DATA SHOWN start

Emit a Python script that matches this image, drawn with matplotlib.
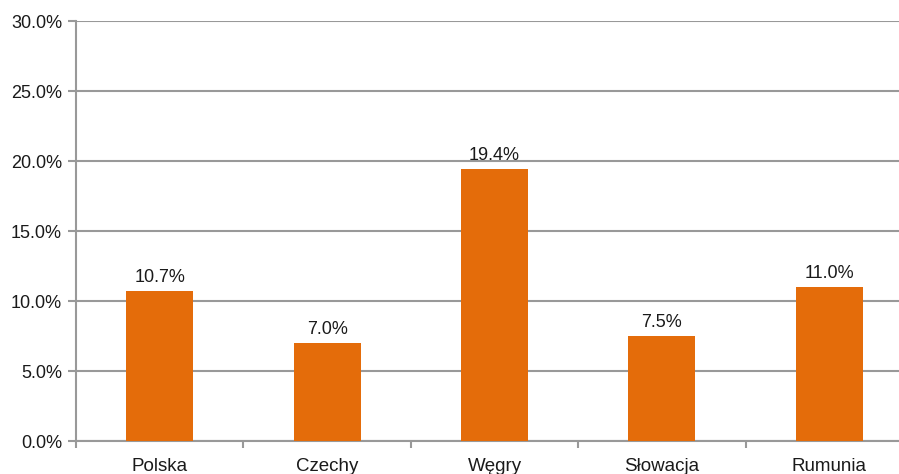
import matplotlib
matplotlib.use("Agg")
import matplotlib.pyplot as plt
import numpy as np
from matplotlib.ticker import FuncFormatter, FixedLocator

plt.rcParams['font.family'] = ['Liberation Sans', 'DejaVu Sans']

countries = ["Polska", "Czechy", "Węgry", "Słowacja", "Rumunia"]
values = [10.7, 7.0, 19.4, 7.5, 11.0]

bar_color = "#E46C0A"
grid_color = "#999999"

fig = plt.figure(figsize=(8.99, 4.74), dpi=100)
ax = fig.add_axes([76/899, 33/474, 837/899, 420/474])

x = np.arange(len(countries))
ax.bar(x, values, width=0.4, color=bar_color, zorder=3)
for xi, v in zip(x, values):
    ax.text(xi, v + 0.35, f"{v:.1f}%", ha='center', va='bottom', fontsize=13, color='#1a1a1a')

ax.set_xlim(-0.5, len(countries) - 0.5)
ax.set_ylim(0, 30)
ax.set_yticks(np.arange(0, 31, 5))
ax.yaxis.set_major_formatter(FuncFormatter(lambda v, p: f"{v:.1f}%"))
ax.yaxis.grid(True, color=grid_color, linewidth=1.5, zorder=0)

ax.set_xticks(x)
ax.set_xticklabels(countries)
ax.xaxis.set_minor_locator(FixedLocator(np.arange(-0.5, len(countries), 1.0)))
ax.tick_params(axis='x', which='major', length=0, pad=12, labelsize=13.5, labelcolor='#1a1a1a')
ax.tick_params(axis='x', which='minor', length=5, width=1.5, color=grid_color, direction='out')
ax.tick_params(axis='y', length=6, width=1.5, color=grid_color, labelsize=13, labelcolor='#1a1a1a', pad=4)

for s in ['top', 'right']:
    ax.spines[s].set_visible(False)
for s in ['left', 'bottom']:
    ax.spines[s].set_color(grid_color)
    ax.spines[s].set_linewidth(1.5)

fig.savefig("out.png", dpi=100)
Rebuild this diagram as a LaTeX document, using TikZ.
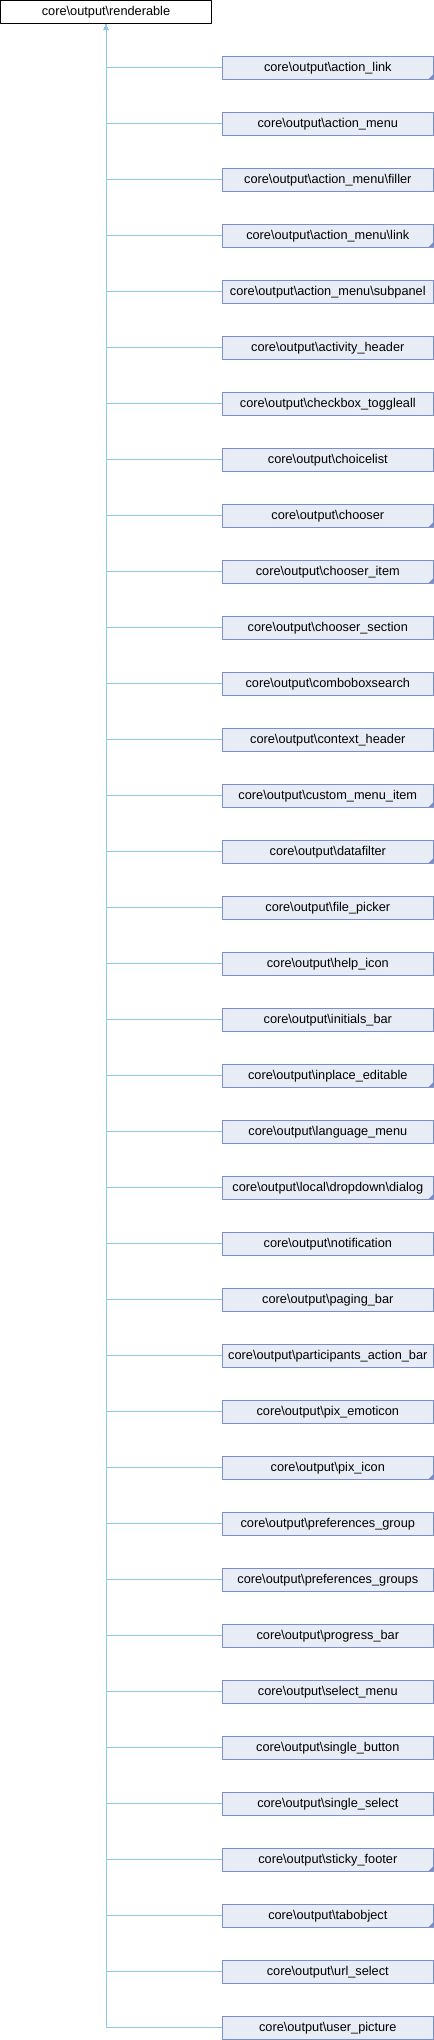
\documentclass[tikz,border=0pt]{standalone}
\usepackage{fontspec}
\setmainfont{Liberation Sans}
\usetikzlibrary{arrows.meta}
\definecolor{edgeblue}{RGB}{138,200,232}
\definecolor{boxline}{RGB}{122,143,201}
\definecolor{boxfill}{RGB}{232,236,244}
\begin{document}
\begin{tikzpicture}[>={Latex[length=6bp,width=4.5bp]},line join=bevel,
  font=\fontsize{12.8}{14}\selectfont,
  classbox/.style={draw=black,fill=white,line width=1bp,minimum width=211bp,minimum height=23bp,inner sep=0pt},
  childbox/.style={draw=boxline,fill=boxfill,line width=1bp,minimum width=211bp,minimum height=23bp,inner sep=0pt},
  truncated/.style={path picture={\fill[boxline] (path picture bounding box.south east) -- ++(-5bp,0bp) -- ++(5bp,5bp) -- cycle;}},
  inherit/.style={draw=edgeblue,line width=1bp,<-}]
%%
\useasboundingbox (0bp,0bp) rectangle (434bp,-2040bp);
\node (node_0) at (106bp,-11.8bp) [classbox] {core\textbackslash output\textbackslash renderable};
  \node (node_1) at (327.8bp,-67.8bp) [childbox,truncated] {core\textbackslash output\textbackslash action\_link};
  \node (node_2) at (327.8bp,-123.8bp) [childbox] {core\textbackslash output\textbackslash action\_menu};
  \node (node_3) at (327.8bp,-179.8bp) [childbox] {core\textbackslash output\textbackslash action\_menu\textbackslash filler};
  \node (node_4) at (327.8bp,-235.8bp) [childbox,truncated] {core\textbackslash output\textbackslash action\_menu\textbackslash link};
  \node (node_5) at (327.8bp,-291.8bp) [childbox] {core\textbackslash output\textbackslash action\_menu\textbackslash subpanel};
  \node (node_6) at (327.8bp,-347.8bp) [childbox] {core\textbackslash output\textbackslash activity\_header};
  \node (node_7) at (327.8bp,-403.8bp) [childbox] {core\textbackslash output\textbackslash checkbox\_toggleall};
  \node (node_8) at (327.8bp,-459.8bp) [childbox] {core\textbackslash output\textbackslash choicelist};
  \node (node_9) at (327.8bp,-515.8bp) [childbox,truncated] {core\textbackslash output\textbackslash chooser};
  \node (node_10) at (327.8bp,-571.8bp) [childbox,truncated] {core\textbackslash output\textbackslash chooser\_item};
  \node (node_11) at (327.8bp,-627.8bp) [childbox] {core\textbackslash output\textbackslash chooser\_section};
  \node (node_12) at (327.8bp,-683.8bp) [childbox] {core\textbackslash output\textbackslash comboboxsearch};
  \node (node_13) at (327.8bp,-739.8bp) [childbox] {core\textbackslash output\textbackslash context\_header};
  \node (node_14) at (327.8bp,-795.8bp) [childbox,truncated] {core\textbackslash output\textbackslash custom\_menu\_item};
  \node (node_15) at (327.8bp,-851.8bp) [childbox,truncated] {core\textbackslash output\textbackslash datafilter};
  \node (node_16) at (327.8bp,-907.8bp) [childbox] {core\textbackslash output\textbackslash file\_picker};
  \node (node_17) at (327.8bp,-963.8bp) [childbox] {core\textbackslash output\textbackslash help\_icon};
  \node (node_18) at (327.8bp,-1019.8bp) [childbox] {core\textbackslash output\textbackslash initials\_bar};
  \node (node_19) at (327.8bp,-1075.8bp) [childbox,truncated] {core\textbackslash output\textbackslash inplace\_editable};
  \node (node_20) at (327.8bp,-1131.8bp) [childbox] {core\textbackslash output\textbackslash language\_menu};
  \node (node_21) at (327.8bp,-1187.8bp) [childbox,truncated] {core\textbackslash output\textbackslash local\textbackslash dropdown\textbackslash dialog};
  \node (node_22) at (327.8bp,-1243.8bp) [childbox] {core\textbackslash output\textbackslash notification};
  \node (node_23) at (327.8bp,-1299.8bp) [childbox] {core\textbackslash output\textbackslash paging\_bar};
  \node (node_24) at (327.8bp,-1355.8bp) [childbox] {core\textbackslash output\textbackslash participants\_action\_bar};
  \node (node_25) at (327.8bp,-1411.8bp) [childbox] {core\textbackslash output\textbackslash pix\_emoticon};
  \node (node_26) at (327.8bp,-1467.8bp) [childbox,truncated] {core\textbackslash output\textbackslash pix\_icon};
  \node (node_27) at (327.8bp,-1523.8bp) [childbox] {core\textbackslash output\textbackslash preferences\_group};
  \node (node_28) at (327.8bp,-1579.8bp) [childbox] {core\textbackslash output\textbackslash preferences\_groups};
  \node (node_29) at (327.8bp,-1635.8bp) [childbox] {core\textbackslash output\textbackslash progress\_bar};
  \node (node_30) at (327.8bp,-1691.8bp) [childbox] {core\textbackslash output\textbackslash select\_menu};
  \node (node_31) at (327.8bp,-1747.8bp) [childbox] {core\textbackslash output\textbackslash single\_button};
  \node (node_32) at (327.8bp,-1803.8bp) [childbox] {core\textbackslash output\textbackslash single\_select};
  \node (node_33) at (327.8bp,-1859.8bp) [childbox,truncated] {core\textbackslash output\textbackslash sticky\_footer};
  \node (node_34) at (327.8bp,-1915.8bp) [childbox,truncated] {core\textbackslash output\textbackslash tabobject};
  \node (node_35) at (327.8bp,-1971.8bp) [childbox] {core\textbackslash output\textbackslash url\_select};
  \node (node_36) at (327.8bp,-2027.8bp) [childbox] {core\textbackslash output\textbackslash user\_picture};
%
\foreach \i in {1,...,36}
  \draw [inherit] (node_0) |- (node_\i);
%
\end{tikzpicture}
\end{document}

DATA SHOWN end

THE PROBLEM:
Return each line of the data, keeping its wording exact and omitting pictures.

RESULT OF THE TASK:
Emit a Python script that matches this image, drawn with matplotlib.
import matplotlib
matplotlib.use("Agg")
import matplotlib.pyplot as plt
import numpy as np
from matplotlib.ticker import FuncFormatter, FixedLocator

plt.rcParams['font.family'] = ['Liberation Sans', 'DejaVu Sans']

countries = ["Polska", "Czechy", "Węgry", "Słowacja", "Rumunia"]
values = [10.7, 7.0, 19.4, 7.5, 11.0]

bar_color = "#E46C0A"
grid_color = "#999999"

fig = plt.figure(figsize=(8.99, 4.74), dpi=100)
ax = fig.add_axes([76/899, 33/474, 837/899, 420/474])

x = np.arange(len(countries))
ax.bar(x, values, width=0.4, color=bar_color, zorder=3)
for xi, v in zip(x, values):
    ax.text(xi, v + 0.35, f"{v:.1f}%", ha='center', va='bottom', fontsize=13, color='#1a1a1a')

ax.set_xlim(-0.5, len(countries) - 0.5)
ax.set_ylim(0, 30)
ax.set_yticks(np.arange(0, 31, 5))
ax.yaxis.set_major_formatter(FuncFormatter(lambda v, p: f"{v:.1f}%"))
ax.yaxis.grid(True, color=grid_color, linewidth=1.5, zorder=0)

ax.set_xticks(x)
ax.set_xticklabels(countries)
ax.xaxis.set_minor_locator(FixedLocator(np.arange(-0.5, len(countries), 1.0)))
ax.tick_params(axis='x', which='major', length=0, pad=12, labelsize=13.5, labelcolor='#1a1a1a')
ax.tick_params(axis='x', which='minor', length=5, width=1.5, color=grid_color, direction='out')
ax.tick_params(axis='y', length=6, width=1.5, color=grid_color, labelsize=13, labelcolor='#1a1a1a', pad=4)

for s in ['top', 'right']:
    ax.spines[s].set_visible(False)
for s in ['left', 'bottom']:
    ax.spines[s].set_color(grid_color)
    ax.spines[s].set_linewidth(1.5)

fig.savefig("out.png", dpi=100)
Rebuild this diagram as a LaTeX document, using TikZ.
\documentclass[tikz,border=0pt]{standalone}
\usepackage{fontspec}
\setmainfont{Liberation Sans}
\usetikzlibrary{arrows.meta}
\definecolor{edgeblue}{RGB}{138,200,232}
\definecolor{boxline}{RGB}{122,143,201}
\definecolor{boxfill}{RGB}{232,236,244}
\begin{document}
\begin{tikzpicture}[>={Latex[length=6bp,width=4.5bp]},line join=bevel,
  font=\fontsize{12.8}{14}\selectfont,
  classbox/.style={draw=black,fill=white,line width=1bp,minimum width=211bp,minimum height=23bp,inner sep=0pt},
  childbox/.style={draw=boxline,fill=boxfill,line width=1bp,minimum width=211bp,minimum height=23bp,inner sep=0pt},
  truncated/.style={path picture={\fill[boxline] (path picture bounding box.south east) -- ++(-5bp,0bp) -- ++(5bp,5bp) -- cycle;}},
  inherit/.style={draw=edgeblue,line width=1bp,<-}]
%%
\useasboundingbox (0bp,0bp) rectangle (434bp,-2040bp);
\node (node_0) at (106bp,-11.8bp) [classbox] {core\textbackslash output\textbackslash renderable};
  \node (node_1) at (327.8bp,-67.8bp) [childbox,truncated] {core\textbackslash output\textbackslash action\_link};
  \node (node_2) at (327.8bp,-123.8bp) [childbox] {core\textbackslash output\textbackslash action\_menu};
  \node (node_3) at (327.8bp,-179.8bp) [childbox] {core\textbackslash output\textbackslash action\_menu\textbackslash filler};
  \node (node_4) at (327.8bp,-235.8bp) [childbox,truncated] {core\textbackslash output\textbackslash action\_menu\textbackslash link};
  \node (node_5) at (327.8bp,-291.8bp) [childbox] {core\textbackslash output\textbackslash action\_menu\textbackslash subpanel};
  \node (node_6) at (327.8bp,-347.8bp) [childbox] {core\textbackslash output\textbackslash activity\_header};
  \node (node_7) at (327.8bp,-403.8bp) [childbox] {core\textbackslash output\textbackslash checkbox\_toggleall};
  \node (node_8) at (327.8bp,-459.8bp) [childbox] {core\textbackslash output\textbackslash choicelist};
  \node (node_9) at (327.8bp,-515.8bp) [childbox,truncated] {core\textbackslash output\textbackslash chooser};
  \node (node_10) at (327.8bp,-571.8bp) [childbox,truncated] {core\textbackslash output\textbackslash chooser\_item};
  \node (node_11) at (327.8bp,-627.8bp) [childbox] {core\textbackslash output\textbackslash chooser\_section};
  \node (node_12) at (327.8bp,-683.8bp) [childbox] {core\textbackslash output\textbackslash comboboxsearch};
  \node (node_13) at (327.8bp,-739.8bp) [childbox] {core\textbackslash output\textbackslash context\_header};
  \node (node_14) at (327.8bp,-795.8bp) [childbox,truncated] {core\textbackslash output\textbackslash custom\_menu\_item};
  \node (node_15) at (327.8bp,-851.8bp) [childbox,truncated] {core\textbackslash output\textbackslash datafilter};
  \node (node_16) at (327.8bp,-907.8bp) [childbox] {core\textbackslash output\textbackslash file\_picker};
  \node (node_17) at (327.8bp,-963.8bp) [childbox] {core\textbackslash output\textbackslash help\_icon};
  \node (node_18) at (327.8bp,-1019.8bp) [childbox] {core\textbackslash output\textbackslash initials\_bar};
  \node (node_19) at (327.8bp,-1075.8bp) [childbox,truncated] {core\textbackslash output\textbackslash inplace\_editable};
  \node (node_20) at (327.8bp,-1131.8bp) [childbox] {core\textbackslash output\textbackslash language\_menu};
  \node (node_21) at (327.8bp,-1187.8bp) [childbox,truncated] {core\textbackslash output\textbackslash local\textbackslash dropdown\textbackslash dialog};
  \node (node_22) at (327.8bp,-1243.8bp) [childbox] {core\textbackslash output\textbackslash notification};
  \node (node_23) at (327.8bp,-1299.8bp) [childbox] {core\textbackslash output\textbackslash paging\_bar};
  \node (node_24) at (327.8bp,-1355.8bp) [childbox] {core\textbackslash output\textbackslash participants\_action\_bar};
  \node (node_25) at (327.8bp,-1411.8bp) [childbox] {core\textbackslash output\textbackslash pix\_emoticon};
  \node (node_26) at (327.8bp,-1467.8bp) [childbox,truncated] {core\textbackslash output\textbackslash pix\_icon};
  \node (node_27) at (327.8bp,-1523.8bp) [childbox] {core\textbackslash output\textbackslash preferences\_group};
  \node (node_28) at (327.8bp,-1579.8bp) [childbox] {core\textbackslash output\textbackslash preferences\_groups};
  \node (node_29) at (327.8bp,-1635.8bp) [childbox] {core\textbackslash output\textbackslash progress\_bar};
  \node (node_30) at (327.8bp,-1691.8bp) [childbox] {core\textbackslash output\textbackslash select\_menu};
  \node (node_31) at (327.8bp,-1747.8bp) [childbox] {core\textbackslash output\textbackslash single\_button};
  \node (node_32) at (327.8bp,-1803.8bp) [childbox] {core\textbackslash output\textbackslash single\_select};
  \node (node_33) at (327.8bp,-1859.8bp) [childbox,truncated] {core\textbackslash output\textbackslash sticky\_footer};
  \node (node_34) at (327.8bp,-1915.8bp) [childbox,truncated] {core\textbackslash output\textbackslash tabobject};
  \node (node_35) at (327.8bp,-1971.8bp) [childbox] {core\textbackslash output\textbackslash url\_select};
  \node (node_36) at (327.8bp,-2027.8bp) [childbox] {core\textbackslash output\textbackslash user\_picture};
%
\foreach \i in {1,...,36}
  \draw [inherit] (node_0) |- (node_\i);
%
\end{tikzpicture}
\end{document}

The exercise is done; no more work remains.